The plot, however, can thicken. In the quantum realm, our measurement tools are not always passive observers; they can become part of the very phenomenon we are trying to measure. Consider a dynamical decoupling sequence like CPMG, a train of $\pi$-pulses designed to shield a qubit from environmental noise. This sequence acts like a filter, making the qubit sensitive to noise at specific frequencies. An experimenter might use such a sequence to map out the noise spectrum affecting a sensor qubit. But what if the control fields used to create the $\pi$-pulses have their own crosstalk, accidentally nudging a neighboring spectator qubit? This spectator, now periodically kicked, begins to evolve coherently. Its changing state is then imprinted back onto the sensor qubit via their shared ZZ-coupling. The result? The sensor qubit "sees" a perfectly periodic noise source that isn't from the environment at all—it's an artifact generated by the interplay of control crosstalk and the static ZZ-interaction. A spurious peak appears in the measured noise spectrum, a ghost in the machine created by the very act of observation. This serves as a profound cautionary tale about the intricate and often counterintuitive nature of quantum characterization.

Once we have identified and quantified our foe, the next step is to defeat it. This is where the story shifts from espionage to engineering, from detection to control. Modern quantum control provides a stunning arsenal of techniques to actively cancel, suppress, or even dynamically erase unwanted interactions like the ZZ-coupling.

The a first line of defense is active cancellation, a concept familiar from noise-canceling headphones. If an unwanted noise source exists, you can create a second "anti-noise" wave that destructively interferes with the first, resulting in silence. A similar principle can be applied to quantum gates. A standard pulse used to flip a qubit might have unwanted side effects on its neighbors due to various crosstalk mechanisms. One of these error pathways can be a consequence of the ZZ-interaction. The technique of DRAG (Derivative Removal by Adiabatic Gate) involves adding a second, carefully shaped pulse to the primary control pulse. This secondary pulse is designed so that its own side-effects on a neighbor are the exact opposite of the primary pulse's side-effects. By carefully tuning the amplitude of this correction pulse, we can arrange for different error pathways—one arising from the ZZ-coupling and another from direct drive spillover—to perfectly cancel each other out. The spectator qubit, which would have been jostled by the operation, now remains perfectly still.

Even more powerfully, we can use our control fields not just to cancel an error, but to completely rewrite the effective laws of physics governing our qubits, at least for a short time. This is the domain of Floquet engineering. Imagine we want to perform a two-qubit iSWAP gate while simultaneously being plagued by a static ZZ-interaction.
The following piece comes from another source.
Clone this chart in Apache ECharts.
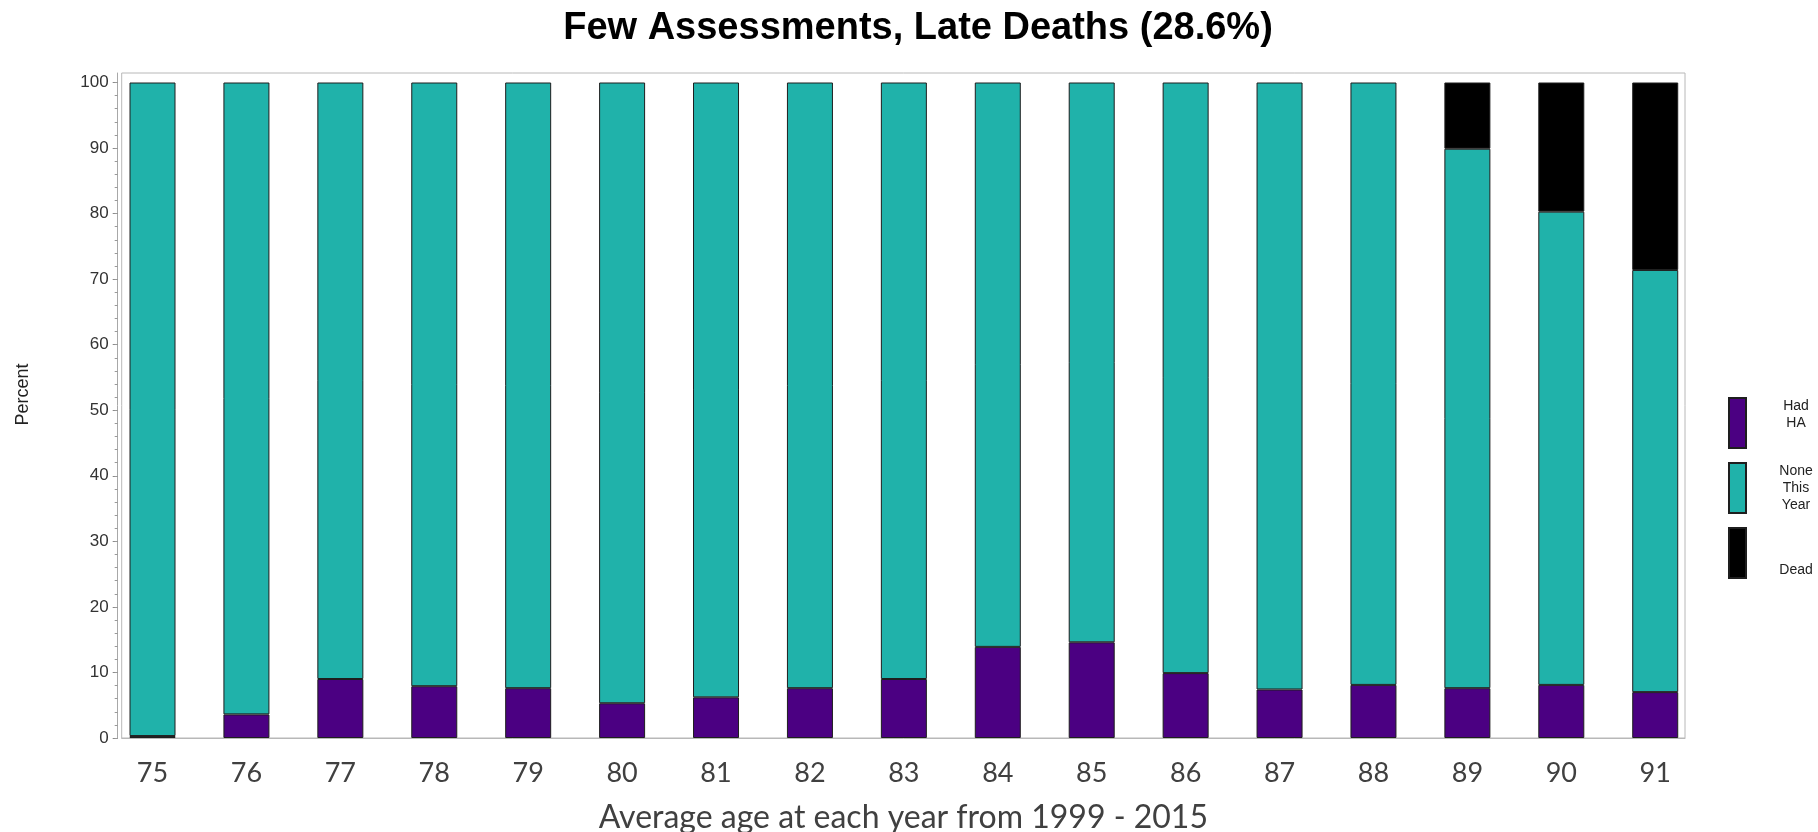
<!DOCTYPE html>
<html>
<head>
<meta charset="utf-8">
<title>Few Assessments, Late Deaths</title>
<script src="https://cdn.jsdelivr.net/npm/echarts@6/dist/echarts.min.js"></script>
<style>
  html, body { margin: 0; padding: 0; background: #ffffff; }
  #chart { width: 1818px; height: 832px; }
</style>
</head>
<body>
<div id="chart"></div>
<script>
// Average age at each year of follow-up (1999 - 2015)
const ages = [75, 76, 77, 78, 79, 80, 81, 82, 83, 84, 85, 86, 87, 88, 89, 90, 91];

// Percent of the cohort in each state per year
const hadHA        = [0.3, 3.6, 9.0, 7.9, 7.6, 5.3, 6.2, 7.6, 9.0, 13.9, 14.6, 9.9, 7.4, 8.1, 7.6, 8.1, 7.0];
const noneThisYear = [99.7, 96.4, 91.0, 92.1, 92.4, 94.7, 93.8, 92.4, 91.0, 86.1, 85.4, 90.1, 92.6, 91.9, 82.3, 72.2, 64.4];
const dead         = [null, null, null, null, null, null, null, null, null, null, null, null, null, null, 10.1, 19.7, 28.6];

const percentTicks = [0, 10, 20, 30, 40, 50, 60, 70, 80, 90, 100];
const percentMinorTicks = [];
for (let v = 0; v <= 100; v += 2) percentMinorTicks.push(v);

const seriesDefs = [
  { name: 'Had\nHA', values: hadHA, color: '#4B0082' },
  { name: 'None\nThis\nYear', values: noneThisYear, color: '#20B2AA' },
  { name: 'Dead', values: dead, color: '#000000' }
];

const legendLabels = {
  'Had\nHA': '{c|Had}\n{c|HA}\n{c|}',
  'None\nThis\nYear': '{c|None}\n{c|This}\n{c|Year}',
  'Dead': '{c|}\n{c|}\n{c|Dead}'
};

const chart = echarts.init(document.getElementById('chart'), null, { renderer: 'canvas' });

const option = {
  backgroundColor: '#ffffff',
  animation: false,
  title: {
    text: 'Few Assessments, Late Deaths (28.6%)',
    left: 913,
    top: 5,
    textAlign: 'center',
    textStyle: {
      fontFamily: 'Liberation Sans, Arial, sans-serif',
      fontWeight: 'bold',
      fontSize: 38,
      color: '#000000'
    }
  },
  legend: {
    orient: 'vertical',
    left: 1723,
    top: 392,
    itemWidth: 17,
    itemHeight: 50,
    itemGap: 13,
    icon: 'rect',
    selectedMode: false,
    data: seriesDefs.map(s => s.name),
    formatter: name => legendLabels[name],
    textStyle: {
      fontFamily: 'Liberation Sans, Arial, sans-serif',
      fontSize: 14,
      color: '#222222',
      lineHeight: 17,
      rich: {
        c: {
          width: 90,
          align: 'center',
          fontFamily: 'Liberation Sans, Arial, sans-serif',
          fontSize: 14,
          lineHeight: 17,
          color: '#222222'
        }
      }
    }
  },
  grid: {
    left: 121.7,
    right: 133,
    top: 73,
    bottom: 94,
    outerBoundsMode: 'none',
    show: true,
    borderColor: '#b8b8b8',
    borderWidth: 1,
    backgroundColor: 'transparent'
  },
  xAxis: {
    type: 'value',
    min: 74.672,
    max: 91.317,
    name: 'Average age at each year from 1999 - 2015',
    nameLocation: 'middle',
    nameGap: 64,
    nameTextStyle: {
      fontFamily: 'Lato, sans-serif',
      fontSize: 32,
      color: '#404040'
    },
    splitLine: { show: false },
    axisLine: { show: true, lineStyle: { color: '#b8b8b8', width: 1 } },
    axisTick: { show: false },
    axisLabel: {
      customValues: ages,
      formatter: v => String(v),
      margin: 22,
      fontFamily: 'Lato, sans-serif',
      fontSize: 27,
      color: '#404040'
    }
  },
  yAxis: [
    {
      type: 'value',
      min: 0,
      max: 101.45,
      offset: 4,
      name: 'Percent',
      nameLocation: 'middle',
      nameGap: 86,
      nameTextStyle: {
        fontFamily: 'Liberation Sans Narrow, Liberation Sans, Arial, sans-serif',
        fontSize: 18,
        color: '#222222',
        padding: [0, 0, 0, 22]
      },
      splitLine: { show: false },
      axisLine: { show: true, lineStyle: { color: '#a8a8a8', width: 1 } },
      axisTick: {
        show: true,
        customValues: percentTicks,
        length: 5,
        lineStyle: { color: '#8a8a8a' }
      },
      axisLabel: {
        customValues: percentTicks,
        margin: 9,
        fontFamily: 'Liberation Sans, Arial, sans-serif',
        fontSize: 17,
        color: '#333333'
      }
    },
    {
      type: 'value',
      min: 0,
      max: 101.45,
      offset: 4,
      position: 'left',
      splitLine: { show: false },
      axisLine: { show: false },
      axisTick: {
        show: true,
        customValues: percentMinorTicks,
        length: 3,
        lineStyle: { color: '#9a9a9a' }
      },
      axisLabel: { show: false }
    }
  ],
  // Each data item is [percent, age]; the percent column comes first so the
  // stack accumulates along the vertical (percent) dimension.
  series: seriesDefs.map(s => ({
    name: s.name,
    type: 'bar',
    stack: 'share',
    barWidth: 46,
    xAxisIndex: 0,
    yAxisIndex: 0,
    encode: { x: 1, y: 0 },
    data: ages.map((age, i) => [s.values[i], age]),
    itemStyle: {
      color: s.color,
      borderColor: '#1e1e1e',
      borderWidth: 1
    },
    emphasis: { disabled: true }
  }))
};

chart.setOption(option);
</script>
</body>
</html>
A sophisticated approach is to apply a meticulously designed two-tone microwave drive. This drive is a master puppeteer, pulling multiple strings at once. On one hand, it engineers the dynamics to create the desired iSWAP interaction. On the other hand, the drive itself induces AC Stark shifts on the qubits, which manifest as a new, drive-induced ZZ-interaction. The great trick is to tune the amplitudes of the two drive tones such that this new, artificial ZZ-term is exactly equal in magnitude and opposite in sign to the pre-existing static ZZ-term. They perfectly nullify each other. The net result is a pristine iSWAP gate evolving in a system where the total ZZ-interaction has been dynamically erased. This ability to engineer Hamiltonians and actively cancel errors is a cornerstone of the quest for high-fidelity quantum gates, a key requirement for building fault-tolerant quantum computers as envisioned by the DiVincenzo criteria.
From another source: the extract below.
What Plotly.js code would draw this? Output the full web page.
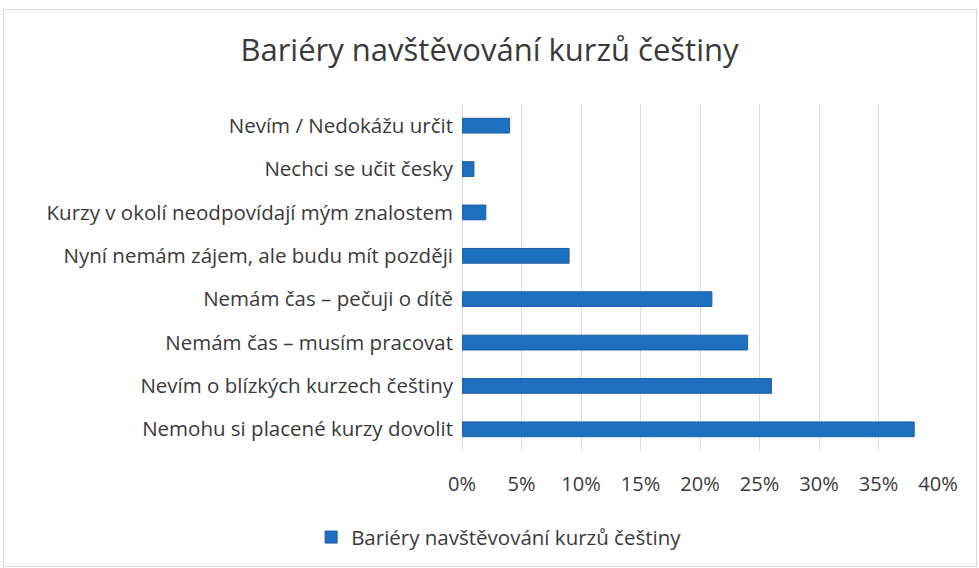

The ZZ-interaction is not just a parochial concern of quantum computer engineers. It is a fundamental motif that appears across diverse areas of physics, a testament to the unifying power of scientific principles.

Let us journey to the field of condensed matter physics, which studies the collective behavior of vast numbers of interacting particles. A foundational model in this field is the quantum XXZ spin chain, which describes a one-dimensional line of quantum magnets interacting with their nearest neighbors. The interaction contains both $XX$ and $ZZ$ components, with the parameter $\Delta$ defining their relative strength (the anisotropy). Now, suppose we look at this system with a "coarse-grained" view, where we only observe every other spin. We can use a powerful theoretical tool from statistical mechanics to "integrate out" the spins we cannot see, deriving an effective Hamiltonian for the remaining spins. When we do this, a remarkable thing happens: the even-numbered spins now interact with each other via a new next-nearest-neighbor XXZ interaction. Most interestingly, the anisotropy parameter of this new interaction is not the original $\Delta$, but is "renormalized" to $\Delta^2$. This is a simple yet profound illustration of the renormalization group, a cornerstone of modern physics that explains how the laws and constants of nature can change depending on the energy or length scale at which we observe them.
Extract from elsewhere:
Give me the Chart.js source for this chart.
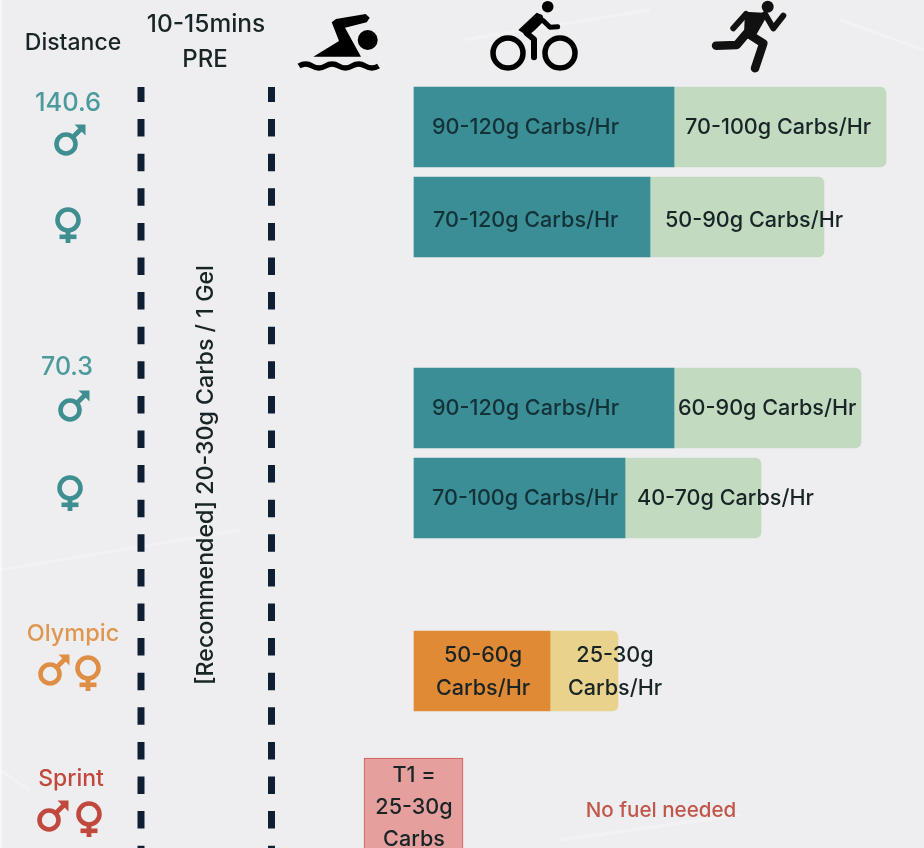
<!DOCTYPE html>
<html>
<head>
<meta charset="utf-8">
<title>Triathlon fuelling by distance</title>
<script src="https://cdn.jsdelivr.net/npm/chart.js@4/dist/chart.umd.min.js"></script>
<style>
    html, body { margin:0; padding:0; background:#eeeef0; overflow:hidden; }
    canvas { display:block; }
</style>
</head>
<body>
<canvas id="fuelChart" width="924" height="848"></canvas>
<script>
// ---------- data ----------
const rows = ['140.6 men', '140.6 women', '70.3 men', '70.3 women', 'Olympic'];
const bikeLength = [260, 236, 260, 211, 136];
const runLength = [212, 174, 187, 136, 68];
const bikeLabels = ['90-120g Carbs/Hr', '70-120g Carbs/Hr', '90-120g Carbs/Hr', '70-100g Carbs/Hr', '50-60g\nCarbs/Hr'];
const runLabels = ['70-100g Carbs/Hr', '50-90g Carbs/Hr', '60-90g Carbs/Hr', '40-70g Carbs/Hr', '25-30g\nCarbs/Hr'];
const sprintT1 = [-50, 49];

// ---------- layout ----------
const rowCentres = [127, 217, 408, 498, 671];
const labelShift = [0, 3, 0, 0, 1];
const sprintCentre = 813;
const preLinesX = [-273, -142.5];
const barHeight = 80;
const TEAL = '#3b8e95', GREEN = '#c2dac0', ORANGE = '#e08a35', YELLOW = '#e8d28c';
const INK = '#182426', FONT = 'Inter, "Liberation Sans", sans-serif';

const bikeBars = rows.map((_, i) => ({ x: [0, bikeLength[i]], y: rowCentres[i] }));
const runBars = rows.map((_, i) => ({ x: [bikeLength[i], bikeLength[i] + runLength[i]], y: rowCentres[i] }));
const preLine = x => ({
    type: 'scatter', data: [{ x: x, y: 87 }, { x: x, y: 848 }], showLine: true, pointRadius: 0,
    borderColor: '#0f1f33', borderWidth: 7, borderDash: [17.5, 17.1], borderDashOffset: 2.5
});

function text(ctx, str, x, y, size, color, align) {
    ctx.font = `500 ${size}px ${FONT}`;
    ctx.fillStyle = color;
    ctx.textAlign = align || 'center';
    ctx.textBaseline = 'middle';
    ctx.fillText(str, x, y);
}

function polyline(ctx, pts, width, color) {
    ctx.beginPath();
    pts.forEach((p, i) => i ? ctx.lineTo(p[0], p[1]) : ctx.moveTo(p[0], p[1]));
    ctx.lineWidth = width;
    ctx.strokeStyle = color;
    ctx.lineCap = 'round';
    ctx.lineJoin = 'round';
    ctx.stroke();
}

function polygon(ctx, pts, color) {
    ctx.beginPath();
    pts.forEach((p, i) => i ? ctx.lineTo(p[0], p[1]) : ctx.moveTo(p[0], p[1]));
    ctx.closePath();
    ctx.fillStyle = color;
    ctx.fill();
}

function disc(ctx, x, y, r, color) {
    ctx.beginPath();
    ctx.arc(x, y, r, 0, Math.PI * 2);
    ctx.fillStyle = color;
    ctx.fill();
}

function ring(ctx, x, y, r, width, color) {
    ctx.beginPath();
    ctx.arc(x, y, r, 0, Math.PI * 2);
    ctx.lineWidth = width;
    ctx.strokeStyle = color;
    ctx.stroke();
}

function maleSign(ctx, x, y, color) {
    ring(ctx, x, y, 9.5, 4.6, color);
    ctx.lineCap = 'butt';
    ctx.beginPath();
    ctx.moveTo(x + 6, y - 6);
    ctx.lineTo(x + 16, y - 16);
    ctx.lineWidth = 4.6;
    ctx.strokeStyle = color;
    ctx.stroke();
    polygon(ctx, [[x + 8.5, y - 19.5], [x + 19.5, y - 19.5], [x + 19.5, y - 8.5]], color);
}

function femaleSign(ctx, x, y, color) {
    ring(ctx, x, y, 10.5, 4.6, color);
    ctx.fillStyle = color;
    ctx.fillRect(x - 2.4, y + 11, 4.8, 12);
    ctx.fillRect(x - 8.5, y + 14.5, 17, 4.6);
}

function drawSwimmer(ctx) {
    disc(ctx, 367.7, 40, 10, '#000');
    polygon(ctx, [[331.7, 22.3], [336, 19], [365.7, 14], [369.7, 17.7], [366.7, 22.3], [345, 27.7], [361, 56.7], [313.3, 56.7], [339, 41]], '#000');
    ctx.beginPath();
    ctx.moveTo(299, 66);
    for (let i = 0; i < 3; i++) {
        const x = 299 + i * 26.5;
        ctx.quadraticCurveTo(x + 6.6, 62, x + 13.2, 66);
        ctx.quadraticCurveTo(x + 19.9, 70, x + 26.5, 66);
    }
    ctx.lineWidth = 5.5;
    ctx.lineCap = 'butt';
    ctx.strokeStyle = '#000';
    ctx.stroke();
}

function drawCyclist(ctx) {
    disc(ctx, 547.7, 6.7, 5.8, '#000');
    ring(ctx, 508, 53, 15, 5.5, '#000');
    ring(ctx, 560, 53, 15, 5.5, '#000');
    polygon(ctx, [[518.3, 30], [536.7, 12.7], [542.3, 15], [544.3, 20.7], [535, 30], [527.7, 36]], '#000');
    polyline(ctx, [[543.3, 20.7], [550, 27.3], [557.7, 26.7]], 5, '#000');
    polyline(ctx, [[526.7, 33.3], [534, 39.3], [534, 57.3]], 6, '#000');
}

function drawRunner(ctx) {
    disc(ctx, 767.7, 6.7, 6, '#111');
    polygon(ctx, [[745, 11.7], [763.3, 12.7], [767, 16], [755, 37], [744, 33]], '#111');
    polyline(ctx, [[746, 14], [733.3, 28.3]], 6, '#111');
    polyline(ctx, [[765, 14], [773.3, 28.3], [783.3, 15.7]], 6, '#111');
    polyline(ctx, [[746.7, 33.3], [736.7, 45], [716, 45.7]], 8.5, '#111');
    polyline(ctx, [[750, 35], [763.3, 43.3], [755, 68.3]], 8.5, '#111');
}

// paper backdrop with a few faint creases
const paper = {
    id: 'paper',
    beforeDraw(chart) {
        const ctx = chart.ctx;
        ctx.save();
        ctx.fillStyle = '#eeeef0';
        ctx.fillRect(0, 0, chart.width, chart.height);
        ctx.fillStyle = '#f7f7f8';
        ctx.fillRect(0, 0, 2, chart.height);
        ctx.strokeStyle = 'rgba(255,255,255,0.28)';
        ctx.lineWidth = 3;
        [[462, 40, 650, 10], [840, 20, 924, 50], [0, 570, 240, 530], [560, 840, 740, 815], [0, 770, 30, 790]].forEach(s => {
            ctx.beginPath();
            ctx.moveTo(s[0], s[1]);
            ctx.lineTo(s[2], s[3]);
            ctx.stroke();
        });
        ctx.restore();
    }
};

// headings, gender signs, activity icons and the texts sitting on the bars
const annotations = {
    id: 'annotations',
    afterDatasetsDraw(chart) {
        const ctx = chart.ctx;
        ctx.save();

        text(ctx, 'Distance', 73, 43, 23, INK);
        text(ctx, '10-15mins', 206, 25, 24.5, INK);
        text(ctx, 'PRE', 205, 60, 24, INK);
        drawSwimmer(ctx);
        drawCyclist(ctx);
        drawRunner(ctx);

        const tealText = '#4b9a9c', orangeText = '#df9650', redText = '#c0483c';
        text(ctx, '140.6', 68, 103, 25.5, tealText);
        maleSign(ctx, 66, 144, '#3f8f92');
        femaleSign(ctx, 68, 220, '#3f8f92');
        text(ctx, '70.3', 67, 367, 25, tealText);
        maleSign(ctx, 70, 410, '#3f8f92');
        femaleSign(ctx, 70, 488, '#3f8f92');
        text(ctx, 'Olympic', 73, 634, 23.5, orangeText);
        maleSign(ctx, 50, 674, '#df8f45');
        femaleSign(ctx, 88, 668, '#df8f45');
        text(ctx, 'Sprint', 71, 779, 23, redText);
        maleSign(ctx, 49, 820, '#c0483c');
        femaleSign(ctx, 89, 814, '#c0483c');

        ctx.save();
        ctx.translate(206, 475);
        ctx.rotate(-Math.PI / 2);
        text(ctx, '[Recommended] 20-30g Carbs / 1 Gel', 0, 0, 23.2, INK);
        ctx.restore();

        const bike = chart.getDatasetMeta(0).data;
        const run = chart.getDatasetMeta(1).data;
        const bikeInset = [18, 19, 18, 18];
        const runInset = [11, 15, 4, 12];
        rows.forEach((_, i) => {
            const y = bike[i].y + labelShift[i];
            if (i < 4) {
                text(ctx, bikeLabels[i], bike[i].base + bikeInset[i], y, 21.6, '#133238', 'left');
                text(ctx, runLabels[i], run[i].base + runInset[i], y, 21.6, INK, 'left');
            } else {
                bikeLabels[i].split('\n').forEach((s, k) => text(ctx, s, 483, y - 17 + k * 33, 21.6, INK));
                runLabels[i].split('\n').forEach((s, k) => text(ctx, s, 615, y - 17 + k * 33, 21.6, INK));
            }
        });

        ['T1 =', '25-30g', 'Carbs'].forEach((s, k) => text(ctx, s, 414, 775 + k * 32, 21.6, INK));
        text(ctx, 'No fuel needed', 661, 811, 20.6, '#c0574a');
        ctx.restore();
    }
};

new Chart(document.getElementById('fuelChart'), {
    type: 'bar',
    data: {
        datasets: [
            { label: 'Bike', data: bikeBars, backgroundColor: [TEAL, TEAL, TEAL, TEAL, ORANGE], grouped: false, barThickness: barHeight, borderRadius: 0 },
            { label: 'Run', data: runBars, backgroundColor: [GREEN, GREEN, GREEN, GREEN, YELLOW], grouped: false, barThickness: barHeight,
              borderRadius: { topLeft: 0, bottomLeft: 0, topRight: 6, bottomRight: 6 }, borderSkipped: false },
            { label: 'T1', data: [{ x: sprintT1, y: sprintCentre }], backgroundColor: '#e5a09e', borderColor: '#cc5a50', borderWidth: 1,
              borderSkipped: false, grouped: false, barThickness: 110 },
            preLine(preLinesX[0]),
            preLine(preLinesX[1])
        ]
    },
    options: {
        indexAxis: 'y',
        responsive: false,
        animation: false,
        layout: { padding: 0 },
        plugins: { legend: { display: false }, tooltip: { enabled: false }, title: { display: false } },
        scales: {
            x: { type: 'linear', min: -414, max: 510, display: false },
            y: { type: 'linear', min: 0, max: 848, reverse: true, offset: false, display: false }
        }
    },
    plugins: [paper, annotations]
});
</script>
</body>
</html>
Finally, let's take a step back to the most abstract viewpoint of all: quantum information theory. What, fundamentally, is an interaction? It can be viewed as a physical resource. To simulate the evolution under a Hamiltonian like $Z \otimes Z \otimes Z$ between three separated parties (Alice, Bob, and Charlie) without them ever bringing their qubits together, they must "pay a price." That price is entanglement. The theory of LOCC (Local Operations and Classical Communication) allows us to calculate the exact "cost" of simulating this non-local evolution, measured in a fundamental currency called ebits (the amount of entanglement in one maximally entangled pair of qubits). A direct calculation shows that the asymptotic rate required to simulate the $Z \otimes Z \otimes Z$ Hamiltonian is $\frac{2\sqrt{2}}{\pi}$ ebits per unit of time. This connects the mathematical structure of the Hamiltonian to the physical resource of entanglement, reframing the interaction not merely as a force, but as a process with a quantifiable information-theoretic cost.

From a practical tool to a practical nuisance, from a detective's clue to an engineer's challenge, from a thread in the tapestry of condensed matter to a commodity in the economy of information, the $Z \otimes Z$ interaction reveals its importance at every turn. Its study is a perfect microcosm of the physicist's journey: observing a phenomenon, wrestling with its complexities, learning to control it, and in the end, discovering its deep and beautiful connections to the universal laws of the quantum world.